═══ Data to use ═══

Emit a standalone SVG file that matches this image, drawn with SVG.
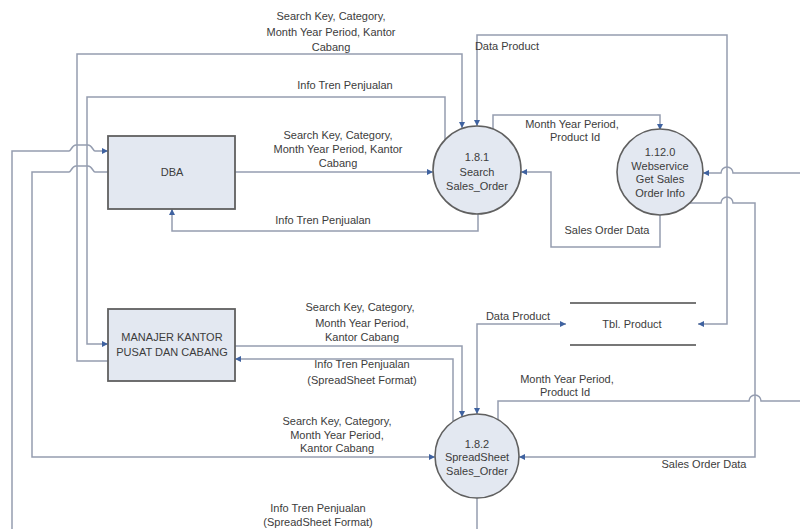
<svg xmlns="http://www.w3.org/2000/svg" width="800" height="529" viewBox="0 0 800 529">
  <style>
    .flow { fill: none; stroke: #959db0; stroke-width: 1.5; }
    .entity { fill: #e3e8f1; stroke: #606060; stroke-width: 1.8; }
    .process { fill: #e3e8f1; stroke: #606060; stroke-width: 1.6; }
    .store { stroke: #4a4a4a; stroke-width: 1.3; }
    text { font-family: "Liberation Sans", Arial, sans-serif; font-size: 11px; fill: #3c3c3c; text-anchor: middle; }
  </style>
  <defs>
    <marker id="arrow" viewBox="0 0 10 10" refX="10" refY="5" markerWidth="7" markerHeight="6" markerUnits="userSpaceOnUse" orient="auto-start-reverse">
      <path d="M0,0 L10,5 L0,10 z" fill="#3f62a0"/>
    </marker>
  </defs>
  <rect width="800" height="529" fill="#ffffff"/>

  <g id="connectors">
    <!-- MANAJER -> 1.8.1 -->
    <path class="flow" d="M108,361 H77 V54 H462 V128" marker-end="url(#arrow)"/>
    <!-- 1.8.1 -> MANAJER -->
    <path class="flow" d="M445,140 V97 H87 V344 H108" marker-end="url(#arrow)"/>
    <!-- Tbl. Product <-> 1.8.1 -->
    <path class="flow" d="M477,126 V35 H727 V324 H698" marker-start="url(#arrow)" marker-end="url(#arrow)"/>
    <!-- DBA -> 1.8.1 -->
    <path class="flow" d="M235,172 H433" marker-end="url(#arrow)"/>
    <!-- 1.8.1 -> DBA -->
    <path class="flow" d="M478,214 V231 H172 V209" marker-end="url(#arrow)"/>
    <!-- 1.8.1 -> 1.12.0 -->
    <path class="flow" d="M493,129 V115 H660 V130" marker-end="url(#arrow)"/>
    <!-- 1.12.0 -> 1.8.1 -->
    <path class="flow" d="M660,215 V247 H551 V172 H521" marker-end="url(#arrow)"/>
    <!-- incoming from the right -> 1.12.0 -->
    <path class="flow" d="M800,173 H733 A6,6 0 0 0 721,173 H703" marker-end="url(#arrow)"/>
    <!-- 1.12.0 -> 1.8.2 -->
    <path class="flow" d="M690,203 H721 A6,6 0 0 1 733,203 H755 V457 H519" marker-end="url(#arrow)"/>
    <!-- 1.8.2 -> outgoing to the right -->
    <path class="flow" d="M498,420 V401 H749 A6,6 0 0 1 761,401 H800"/>
    <!-- 1.8.2 -> DBA (spreadsheet) -->
    <path class="flow" d="M477,498 V545 H12 V151 H69 C71,151 72,145 76,145 H88 C92,145 93,151 95,151 H108" marker-end="url(#arrow)"/>
    <!-- DBA -> 1.8.2 -->
    <path class="flow" d="M108,172 H95 C93,172 92,166 88,166 H76 C72,166 71,172 69,172 H32 V457 H435" marker-end="url(#arrow)"/>
    <!-- MANAJER -> 1.8.2 -->
    <path class="flow" d="M235,346 H462 V417" marker-end="url(#arrow)"/>
    <!-- 1.8.2 -> MANAJER -->
    <path class="flow" d="M453,421 V359 H235" marker-end="url(#arrow)"/>
    <!-- Tbl. Product <-> 1.8.2 -->
    <path class="flow" d="M477,414 V324 H566" marker-start="url(#arrow)" marker-end="url(#arrow)"/>
  </g>

  <g id="flow-labels">
    <text x="331" y="20">Search Key, Category,</text>
    <text x="331" y="36">Month Year Period, Kantor</text>
    <text x="331" y="51">Cabang</text>
    <text x="345" y="89">Info Tren Penjualan</text>
    <text x="338" y="139">Search Key, Category,</text>
    <text x="338" y="153">Month Year Period, Kantor</text>
    <text x="338" y="167">Cabang</text>
    <text x="323" y="224">Info Tren Penjualan</text>
    <text x="507" y="50">Data Product</text>
    <text x="572" y="128">Month Year Period,</text>
    <text x="575" y="141">Product Id</text>
    <text x="607" y="234">Sales Order Data</text>
    <text x="518" y="320">Data Product</text>
    <text x="360" y="311">Search Key, Category,</text>
    <text x="362" y="327">Month Year Period,</text>
    <text x="362" y="341">Kantor Cabang</text>
    <text x="362" y="368">Info Tren Penjualan</text>
    <text x="362" y="384">(SpreadSheet Format)</text>
    <text x="337" y="425">Search Key, Category,</text>
    <text x="337" y="439">Month Year Period,</text>
    <text x="337" y="452">Kantor Cabang</text>
    <text x="318" y="512">Info Tren Penjualan</text>
    <text x="318" y="526">(SpreadSheet Format)</text>
    <text x="567" y="383">Month Year Period,</text>
    <text x="565" y="396">Product Id</text>
    <text x="704" y="468">Sales Order Data</text>
  </g>

  <g id="dba">
    <rect class="entity" x="108" y="136" width="127" height="73"/>
    <text x="172" y="176">DBA</text>
  </g>

  <g id="manajer">
    <rect class="entity" x="108" y="309" width="127" height="72"/>
    <text x="172" y="341">MANAJER KANTOR</text>
    <text x="172" y="356">PUSAT DAN CABANG</text>
  </g>

  <g id="p-1-8-1">
    <circle class="process" cx="477" cy="170" r="44"/>
    <text x="477" y="161">1.8.1</text>
    <text x="477" y="176">Search</text>
    <text x="477" y="190">Sales_Order</text>
  </g>

  <g id="p-1-12-0">
    <circle class="process" cx="660" cy="172" r="43"/>
    <text x="660" y="156">1.12.0</text>
    <text x="660" y="170">Webservice</text>
    <text x="660" y="183">Get Sales</text>
    <text x="660" y="197">Order Info</text>
  </g>

  <g id="p-1-8-2">
    <circle class="process" cx="477" cy="456" r="42"/>
    <text x="477" y="448">1.8.2</text>
    <text x="477" y="461">SpreadSheet</text>
    <text x="477" y="475">Sales_Order</text>
  </g>

  <g id="tbl-product">
    <line class="store" x1="570" y1="303" x2="696" y2="303"/>
    <line class="store" x1="570" y1="345" x2="696" y2="345"/>
    <text x="632" y="328">Tbl. Product</text>
  </g>
</svg>
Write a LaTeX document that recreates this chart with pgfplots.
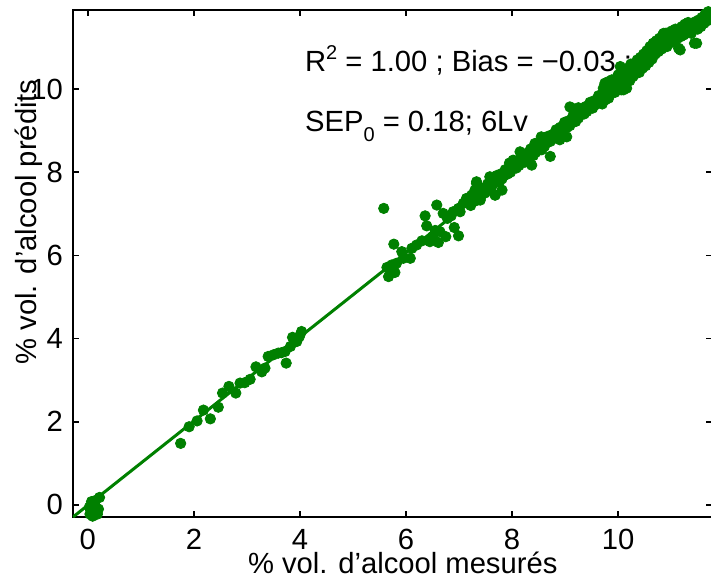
\documentclass[border=0pt]{standalone}
\usepackage{pgfplots}
\pgfplotsset{compat=1.18}
\usepackage{fontspec}
\setmainfont{Liberation Sans}
\definecolor{mgreen}{RGB}{0,128,0}
\begin{document}
\fontsize{14.6}{17}\selectfont
\begin{tikzpicture}
\path[use as bounding box] (-36.5pt,-30.5pt) rectangle (319pt,258.5pt);
\begin{axis}[
  scale only axis,
  width=319.5pt, height=253.5pt,
  xmin=-0.28, xmax=11.77, ymin=-0.29, ymax=11.9,
  xtick={0,2,4,6,8,10}, ytick={0,2,4,6,8,10},
  tick align=inside,
  major tick length=3pt,
  axis line style={line width=1pt},
  every tick/.style={black, line width=0.8pt},
  /pgf/number format/assume math mode=true,
  tick label style={font=\fontsize{14.6}{17}\selectfont},
  xticklabel style={yshift=-1pt},
  every axis x label/.style={at={(axis description cs:0.516,0)}, yshift=-23pt, anchor=center},
  every axis y label/.style={at={(axis description cs:0,0.582)}, xshift=-22pt, rotate=90, anchor=center},
  xlabel={\% vol. d’alcool mesurés},
  ylabel={\% vol. d’alcool prédits},
  clip=true,
]
\addplot[only marks, mark=*, mark size=2.6pt, mgreen, mark options={draw=mgreen, fill=mgreen}] coordinates {
(0.05,-0.10)(0.08,0.00)(0.10,0.05)(0.06,-0.20)(0.10,-0.25)(0.12,-0.15)(0.15,-0.05)(0.20,-0.10)(0.22,0.18)(0.07,0.08)(0.03,-0.05)(0.13,0.10)(0.18,-0.22)(0.09,-0.27)(0.14,-0.20)(0.04,-0.22)
(1.75,1.48)(1.91,1.88)(2.06,2.02)(2.18,2.28)(2.31,2.07)(2.46,2.35)(2.54,2.69)(2.66,2.85)(2.79,2.69)(2.87,2.93)(2.96,2.94)(3.06,3.02)(3.17,3.32)(3.28,3.20)(3.34,3.29)(3.40,3.57)(3.50,3.61)(3.59,3.65)(3.65,3.66)(3.74,3.41)(3.72,3.69)(3.82,3.81)(3.86,4.03)(3.94,3.93)(4.03,4.17)(3.99,4.05)
(5.58,7.13)(5.77,6.27)(5.67,5.49)(5.79,5.59)(5.64,5.71)(5.73,5.77)(5.82,5.81)(5.92,6.09)(5.95,5.93)(6.08,5.93)(6.11,6.17)(6.20,6.25)(6.30,6.35)(6.36,6.95)(6.39,6.71)(6.45,6.33)(6.50,6.45)(6.58,7.21)(6.61,6.31)(6.64,6.57)(6.70,7.01)(6.75,6.45)(6.78,6.89)(6.89,7.05)(6.91,6.67)(6.99,6.47)(6.99,7.13)(7.08,7.25)(7.14,7.37)(7.24,7.45)(7.30,7.57)(7.33,7.73)(7.40,7.33)(7.49,7.53)(7.55,7.69)(7.64,7.77)(7.68,7.45)(6.55,6.60)(6.85,6.95)(7.02,7.05)
(7.20,7.38)(7.22,7.20)(7.26,7.30)(7.28,7.46)(7.31,7.45)(7.33,7.32)(7.36,7.52)(7.38,7.40)(7.42,7.44)(7.44,7.60)(7.47,7.62)(7.49,7.50)(7.52,7.58)(7.54,7.72)(7.58,7.75)(7.60,7.62)(7.63,7.70)(7.65,7.84)(7.69,7.80)(7.71,7.92)(7.74,7.88)(7.76,7.76)(7.79,7.96)(7.81,7.84)(7.85,7.92)(7.87,8.06)(7.90,8.04)(7.92,7.96)(7.95,8.12)(7.97,8.00)(8.01,8.10)(8.03,8.24)(8.06,8.20)(8.08,8.10)(8.11,8.28)(8.13,8.16)(8.17,8.30)(8.19,8.42)(8.22,8.36)(8.24,8.24)(8.27,8.45)(8.29,8.34)(8.33,8.42)(8.35,8.56)(8.38,8.52)(8.40,8.40)(8.43,8.62)(8.45,8.48)(8.49,8.58)(8.51,8.70)(8.54,8.66)(8.56,8.54)(8.59,8.75)(8.61,8.62)(8.65,8.72)(8.67,8.86)(8.70,8.84)(8.72,8.74)(8.75,8.90)(8.77,8.80)(8.81,8.88)(8.83,9.02)(8.86,9.00)(8.88,8.92)(8.91,9.08)(8.93,8.96)(8.97,9.06)(8.99,9.20)(9.02,9.18)(9.04,9.08)(9.07,9.24)(9.09,9.12)(9.13,9.22)(9.15,9.36)(9.18,9.32)(9.20,9.22)(9.23,9.40)(9.25,9.30)(9.29,9.38)(9.31,9.52)(9.34,9.50)(9.36,9.40)(9.39,9.58)(9.41,9.46)(9.45,9.55)(9.47,9.68)(9.50,9.66)(9.52,9.54)(9.55,9.72)(9.57,9.62)(9.61,9.70)(9.63,9.84)(9.66,9.80)(9.68,9.70)
(7.68,7.45)(7.33,7.77)(7.58,7.89)(8.15,8.49)(8.43,8.69)(8.72,8.38)(9.03,8.85)(9.09,9.57)(9.35,9.42)(8.37,8.17)(8.02,8.29)(7.81,7.57)(9.13,9.54)(7.95,8.22)(8.55,8.85)(8.90,8.78)(9.25,9.55)
(9.72,10.02)(9.74,9.80)(9.70,9.64)(9.78,9.96)(9.80,10.10)(9.76,9.74)(9.84,10.05)(9.86,9.90)(9.82,9.78)(9.90,10.12)(9.92,9.96)(9.88,10.22)(9.96,10.06)(9.98,10.25)(9.94,9.92)(10.02,10.18)(10.04,10.02)(10.00,10.34)(10.08,10.30)(10.10,10.12)(10.06,9.98)(10.14,10.26)(10.16,10.42)(10.12,10.10)(10.20,10.38)(10.22,10.20)(10.18,10.50)(10.26,10.46)(10.28,10.30)(10.24,10.60)(10.32,10.44)(10.34,10.62)(10.30,10.34)(10.38,10.56)(10.40,10.40)(10.36,10.70)(10.44,10.62)(10.46,10.50)(10.42,10.76)(10.50,10.70)(10.52,10.56)(10.48,10.84)(10.56,10.80)(10.58,10.64)(10.54,10.92)(10.62,10.90)(10.64,10.72)(10.60,11.02)(10.68,10.98)(10.70,10.84)(10.66,11.10)(10.74,11.06)(10.76,10.90)(10.72,11.16)(10.80,11.10)(10.82,10.96)(10.78,11.22)(10.86,11.18)(10.88,11.04)(10.84,11.30)(10.92,11.22)(10.94,11.08)(10.90,11.34)(10.98,11.24)(11.00,11.12)(10.96,11.36)(11.04,11.30)(11.06,11.16)(11.02,11.40)(11.10,11.34)(11.12,11.22)(11.08,11.44)(11.16,11.36)(11.18,11.26)(11.14,10.98)(11.22,11.42)(11.24,11.30)(11.20,11.50)(11.28,11.46)(11.30,11.36)(11.26,11.56)(11.34,11.50)(11.36,11.40)(11.32,11.60)(11.40,11.56)(11.42,11.46)(11.38,11.34)(11.46,11.62)(11.48,11.52)(11.44,11.10)(11.52,11.66)(11.54,11.58)(11.50,11.44)(11.58,11.72)(11.60,11.62)(11.56,11.50)(11.64,11.80)(11.66,11.70)(11.62,11.58)(11.70,11.86)(11.72,11.76)(11.68,11.64)(11.76,11.92)(11.74,11.82)
(10.04,10.54)(9.75,10.14)(10.10,9.98)(10.67,11.10)(10.86,11.34)(11.11,11.42)(11.17,10.94)(11.48,11.10)(11.36,11.50)(11.67,11.82)(10.35,10.62)(10.54,10.86)(10.92,11.02)(9.66,9.74)(9.47,9.57)(9.82,10.18)(10.16,10.02)
};
\addplot[mgreen, line width=1.5pt] coordinates {(-0.28,-0.29) (11.77,11.9)};
\node[anchor=base west, inner sep=0pt] at (axis cs:4.09,10.43) {R\raisebox{0.75ex}{\fontsize{10}{12}\selectfont 2} = 1.00 ; Bias = −0.03 ;};
\node[anchor=base west, inner sep=0pt] at (axis cs:4.09,8.97) {SEP\raisebox{-0.6ex}{\fontsize{10}{12}\selectfont 0} = 0.18; 6Lv};
\end{axis}
\end{tikzpicture}
\end{document}
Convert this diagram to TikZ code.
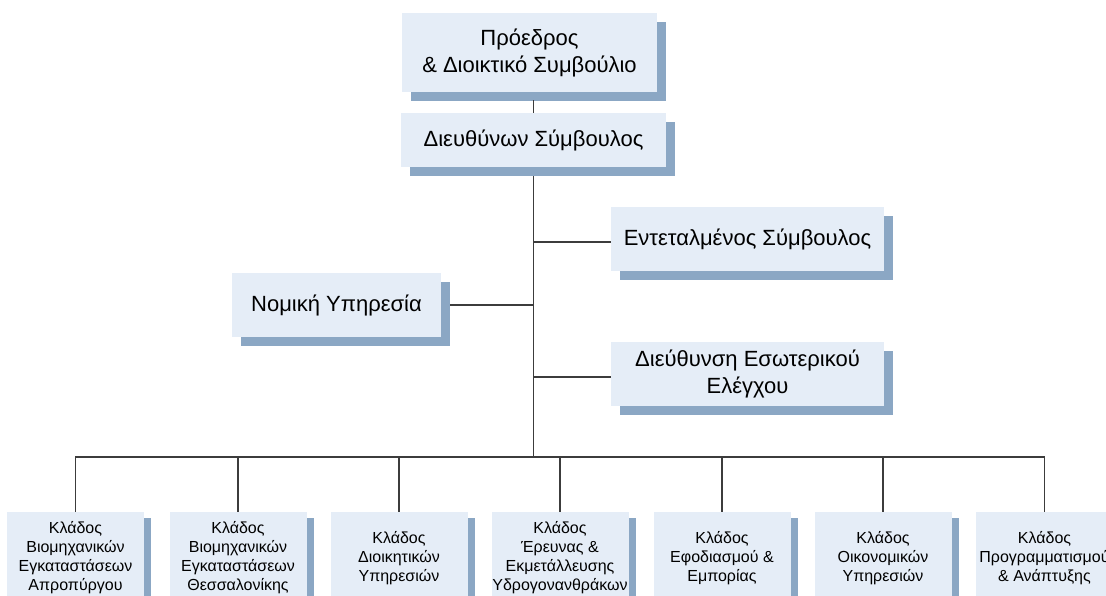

═══

**Exercise objective:**
Select the lines in this material that hold the word "with", leaving none out.

**Task solution:**
Emit a standalone SVG file that matches this image, drawn with SVG.
Write a LaTeX document that recreates this chart with pgfplots.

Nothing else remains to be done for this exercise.